Documentation ¶
Index ¶
Constants ¶
This section is empty.
Variables ¶
This section is empty.
Functions ¶
This section is empty.
Types ¶
type HealthStatus ¶
type HealthStatus bool
const ( Unhealthy HealthStatus = false Healthy HealthStatus = true )
func (HealthStatus) AsFloat64 ¶
func (h HealthStatus) AsFloat64() float64
func (HealthStatus) String ¶
func (h HealthStatus) String() string
type Watcher ¶
type Watcher struct { Name string C chan HealthStatus // Writing a health status to C allows you to mark the watcher as healthy or unhealthy. // contains filtered or unexported fields }
Watcher watches for Alertmanager checkins, logs information when the health status changes, and serves an HTTP status page with information about the current state.
The idea is that Watcher acts as an Alertmanager webhook, and you set up an alert to always be firing. When the HTTP handler receives the alert from Alertmanager, the watcher transitions to "healthy" for the duration defined by `threshold`. If the alert stops being fired, eventually we become unhealthy and serve that status on the monitoring endpoint. You can then hook that into generic "website down" monitoring and be alerted that you can't receive alerts.

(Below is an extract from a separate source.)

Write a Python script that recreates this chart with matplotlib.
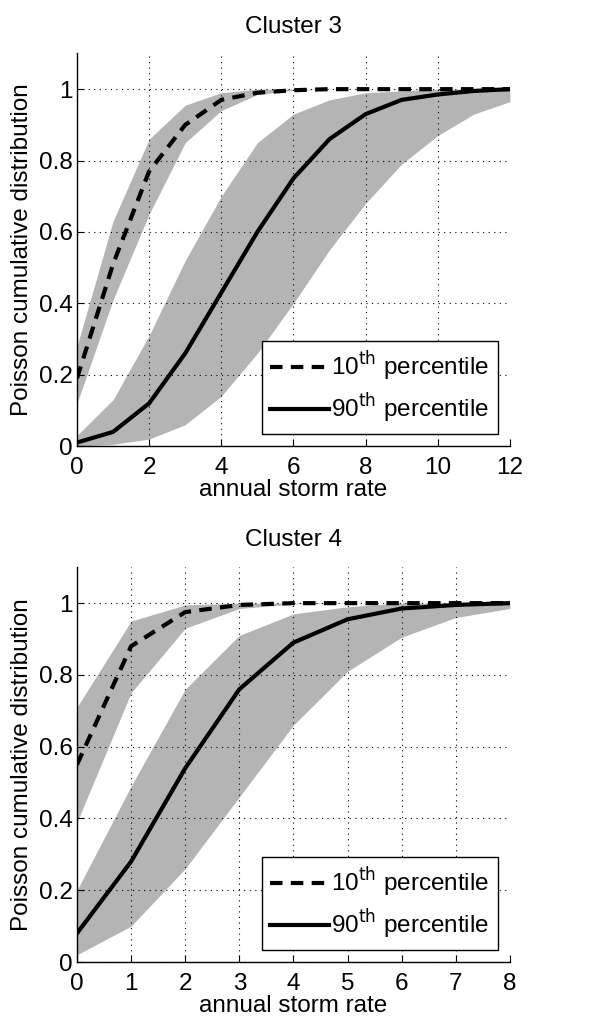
import numpy as np
import matplotlib
matplotlib.use('Agg')
import matplotlib.pyplot as plt

plt.rcParams['font.family'] = ['Liberation Sans', 'DejaVu Sans']

# Cluster 3
x3 = [0, 1, 2, 3, 4, 5, 6, 7, 8, 9, 10, 11, 12]
p10_c3 = [0.19, 0.51, 0.77, 0.90, 0.97, 0.99, 0.997, 1.0, 1.0, 1.0, 1.0, 1.0, 1.0]
p10_c3_hi = [0.28, 0.63, 0.86, 0.955, 0.99, 1.0, 1.0, 1.0, 1.0, 1.0, 1.0, 1.0, 1.0]
p10_c3_lo = [0.12, 0.41, 0.65, 0.85, 0.94, 0.985, 0.997, 1.0, 1.0, 1.0, 1.0, 1.0, 1.0]
p90_c3 = [0.01, 0.04, 0.12, 0.26, 0.43, 0.60, 0.75, 0.86, 0.93, 0.97, 0.985, 0.995, 1.0]
p90_c3_hi = [0.03, 0.13, 0.31, 0.52, 0.70, 0.85, 0.93, 0.97, 0.99, 0.995, 1.0, 1.0, 1.0]
p90_c3_lo = [0.0, 0.005, 0.02, 0.06, 0.14, 0.26, 0.40, 0.55, 0.68, 0.79, 0.87, 0.93, 0.965]

# Cluster 4
x4 = [0, 1, 2, 3, 4, 5, 6, 7, 8]
p10_c4 = [0.55, 0.88, 0.975, 0.995, 1.0, 1.0, 1.0, 1.0, 1.0]
p10_c4_hi = [0.71, 0.95, 0.995, 1.0, 1.0, 1.0, 1.0, 1.0, 1.0]
p10_c4_lo = [0.39, 0.75, 0.93, 0.985, 0.998, 1.0, 1.0, 1.0, 1.0]
p90_c4 = [0.08, 0.28, 0.54, 0.76, 0.89, 0.955, 0.985, 0.995, 1.0]
p90_c4_hi = [0.20, 0.49, 0.76, 0.91, 0.97, 0.99, 1.0, 1.0, 1.0]
p90_c4_lo = [0.02, 0.10, 0.26, 0.46, 0.66, 0.81, 0.905, 0.96, 0.985]

panels = [
    ('Cluster 3', x3, p10_c3, p10_c3_lo, p10_c3_hi, p90_c3, p90_c3_lo, p90_c3_hi, [0, 2, 4, 6, 8, 10, 12]),
    ('Cluster 4', x4, p10_c4, p10_c4_lo, p10_c4_hi, p90_c4, p90_c4_lo, p90_c4_hi, [0, 1, 2, 3, 4, 5, 6, 7, 8]),
]

fig = plt.figure(figsize=(6.14, 10.28), dpi=100)
positions = [[0.1254, 0.566, 0.705, 0.382], [0.1254, 0.0642, 0.705, 0.384]]
fsize = 17.5
band = '#b4b4b4'

for pos, (title, x, a, alo, ahi, b, blo, bhi, xt) in zip(positions, panels):
    ax = fig.add_axes(pos)
    ax.fill_between(x, alo, ahi, color=band, lw=0, zorder=1)
    ax.fill_between(x, blo, bhi, color=band, lw=0, zorder=1)
    ax.plot(x, a, 'k--', lw=3, dashes=(3, 2), label='10$^{\\rm th}$ percentile', zorder=3)
    ax.plot(x, b, 'k-', lw=3, label='90$^{\\rm th}$ percentile', zorder=3)
    ax.set_xlim(x[0], x[-1])
    ax.set_ylim(0, 1.1)
    ax.set_xticks(xt)
    ax.set_xticklabels([str(v) for v in xt])
    ax.set_yticks([0, 0.2, 0.4, 0.6, 0.8, 1.0])
    ax.set_yticklabels(['0', '0.2', '0.4', '0.6', '0.8', '1'])
    ax.grid(True, color='k', ls=(0, (1, 4)), lw=0.8, zorder=2)
    ax.set_axisbelow(False)
    for s in ['top', 'right']:
        ax.spines[s].set_visible(False)
    ax.spines['left'].set_linewidth(1)
    ax.spines['bottom'].set_linewidth(1)
    ax.tick_params(direction='in', length=5, labelsize=fsize)
    ax.tick_params(axis='x', pad=8)
    ax.tick_params(axis='y', pad=3)
    ax.set_title(title, fontsize=fsize, pad=15)
    ax.set_xlabel('annual storm rate', fontsize=fsize, labelpad=0)
    ax.set_ylabel('Poisson cumulative distribution', fontsize=fsize, labelpad=4)
    leg = ax.legend(loc='lower right', fontsize=fsize, frameon=True, fancybox=False,
                    edgecolor='k', framealpha=1, handlelength=2.4, handletextpad=0.1,
                    borderpad=0.35, labelspacing=0.35, borderaxespad=0.5)
    leg.get_frame().set_linewidth(1)

fig.savefig('out.png', dpi=100)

We implement the watcher with a timer that expires a certain time after the last "healthy" message. This is not strictly necessary, but allows us to log a message at the exact instant that we start serving an "unhealthy" status. The code would be much simpler if we just subtracted the last healthy time from the current time when someone asked for the status.
func NewWatcher ¶
NewWatcher creates a new watcher in the "unhealthy" state. To mark the status as healthy, send Healthy to watcher.C.

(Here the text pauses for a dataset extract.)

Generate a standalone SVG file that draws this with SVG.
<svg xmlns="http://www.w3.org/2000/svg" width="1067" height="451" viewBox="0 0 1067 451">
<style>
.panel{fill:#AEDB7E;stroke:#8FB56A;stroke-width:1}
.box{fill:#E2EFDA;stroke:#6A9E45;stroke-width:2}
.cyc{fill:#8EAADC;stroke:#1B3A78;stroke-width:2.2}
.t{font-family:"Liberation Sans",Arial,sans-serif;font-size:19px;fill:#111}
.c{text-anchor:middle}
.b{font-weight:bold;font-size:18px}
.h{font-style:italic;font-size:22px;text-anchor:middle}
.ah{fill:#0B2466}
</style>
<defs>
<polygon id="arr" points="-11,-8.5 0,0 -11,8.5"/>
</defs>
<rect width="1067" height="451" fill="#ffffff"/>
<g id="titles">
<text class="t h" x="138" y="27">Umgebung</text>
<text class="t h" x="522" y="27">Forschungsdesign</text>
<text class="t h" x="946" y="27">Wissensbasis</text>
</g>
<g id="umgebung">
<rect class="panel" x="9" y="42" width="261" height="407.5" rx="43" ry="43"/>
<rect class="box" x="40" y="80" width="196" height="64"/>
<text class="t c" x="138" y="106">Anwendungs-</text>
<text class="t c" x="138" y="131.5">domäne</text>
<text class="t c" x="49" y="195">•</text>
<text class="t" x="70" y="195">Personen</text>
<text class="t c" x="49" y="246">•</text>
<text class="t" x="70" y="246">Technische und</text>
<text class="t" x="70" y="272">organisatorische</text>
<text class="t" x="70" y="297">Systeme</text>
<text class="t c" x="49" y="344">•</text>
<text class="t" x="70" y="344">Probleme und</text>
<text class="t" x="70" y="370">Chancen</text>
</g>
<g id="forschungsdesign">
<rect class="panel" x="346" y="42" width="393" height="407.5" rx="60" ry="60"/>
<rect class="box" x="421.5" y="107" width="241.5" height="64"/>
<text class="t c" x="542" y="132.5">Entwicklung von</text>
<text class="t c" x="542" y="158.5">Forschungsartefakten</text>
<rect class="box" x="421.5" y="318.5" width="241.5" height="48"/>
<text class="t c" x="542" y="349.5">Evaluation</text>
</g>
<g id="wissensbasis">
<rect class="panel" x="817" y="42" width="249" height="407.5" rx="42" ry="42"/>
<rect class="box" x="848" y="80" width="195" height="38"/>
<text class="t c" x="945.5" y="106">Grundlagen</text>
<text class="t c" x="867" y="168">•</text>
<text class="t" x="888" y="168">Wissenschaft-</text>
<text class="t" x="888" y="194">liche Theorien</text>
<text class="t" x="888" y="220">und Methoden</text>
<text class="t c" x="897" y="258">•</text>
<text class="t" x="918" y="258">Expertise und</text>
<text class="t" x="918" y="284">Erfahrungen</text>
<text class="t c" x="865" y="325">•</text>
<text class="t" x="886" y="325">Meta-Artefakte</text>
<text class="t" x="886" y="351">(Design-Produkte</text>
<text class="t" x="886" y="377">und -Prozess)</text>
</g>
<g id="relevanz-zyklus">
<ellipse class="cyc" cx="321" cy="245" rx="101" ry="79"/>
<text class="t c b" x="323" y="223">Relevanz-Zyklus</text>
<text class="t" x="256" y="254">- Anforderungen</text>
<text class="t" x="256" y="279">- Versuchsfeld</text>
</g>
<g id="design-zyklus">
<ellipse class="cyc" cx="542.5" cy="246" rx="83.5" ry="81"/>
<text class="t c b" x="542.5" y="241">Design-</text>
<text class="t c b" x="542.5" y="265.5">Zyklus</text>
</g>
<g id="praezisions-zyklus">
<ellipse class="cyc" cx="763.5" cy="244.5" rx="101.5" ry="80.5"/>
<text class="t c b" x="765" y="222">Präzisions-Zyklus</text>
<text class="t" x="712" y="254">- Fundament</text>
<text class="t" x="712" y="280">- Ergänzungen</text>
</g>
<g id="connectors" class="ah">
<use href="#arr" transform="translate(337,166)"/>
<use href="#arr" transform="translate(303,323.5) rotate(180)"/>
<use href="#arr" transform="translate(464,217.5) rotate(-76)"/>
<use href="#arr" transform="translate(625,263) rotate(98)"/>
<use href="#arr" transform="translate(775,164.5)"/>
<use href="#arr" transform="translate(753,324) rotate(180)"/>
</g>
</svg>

func (*Watcher) HandleAlertmanagerPing ¶
func (w *Watcher) HandleAlertmanagerPing(wr http.ResponseWriter, req *http.Request)
HandleAlertmanagerPing is an http.HandlerFunc that accepts alerts from Alertmanager via its webhook API, and sets the watcher status to Healthy if the alert is well-formed.
A bad request does not change the status to unhealthy; only the timer does that.
func (*Watcher) HandleHealthCheck ¶
func (w *Watcher) HandleHealthCheck(wr http.ResponseWriter, req *http.Request)
HandleHealthCheck is an http.HandlerFunc that accepts HTTP requests from an external "website monitoring" service, and returns a 200 status code if Alertmanager is healthy, or a 500 Internal Server Error code if Alertmanager is unhealthy. We choose 500 because it is most likely to be treated as an error by your health-checking service, even though it is technically incorrect.
This endpoint is NOT intended to be a liveness/readiness/health probe for the alertmanager-status service itself!
func (*Watcher) HandleLiveness ¶
func (w *Watcher) HandleLiveness(wr http.ResponseWriter, req *http.Request)
HandleLiveness is an http.HandlerFunc that returns status 200 if the event loop is not locked up. This works as a liveness probe and a readiness probe.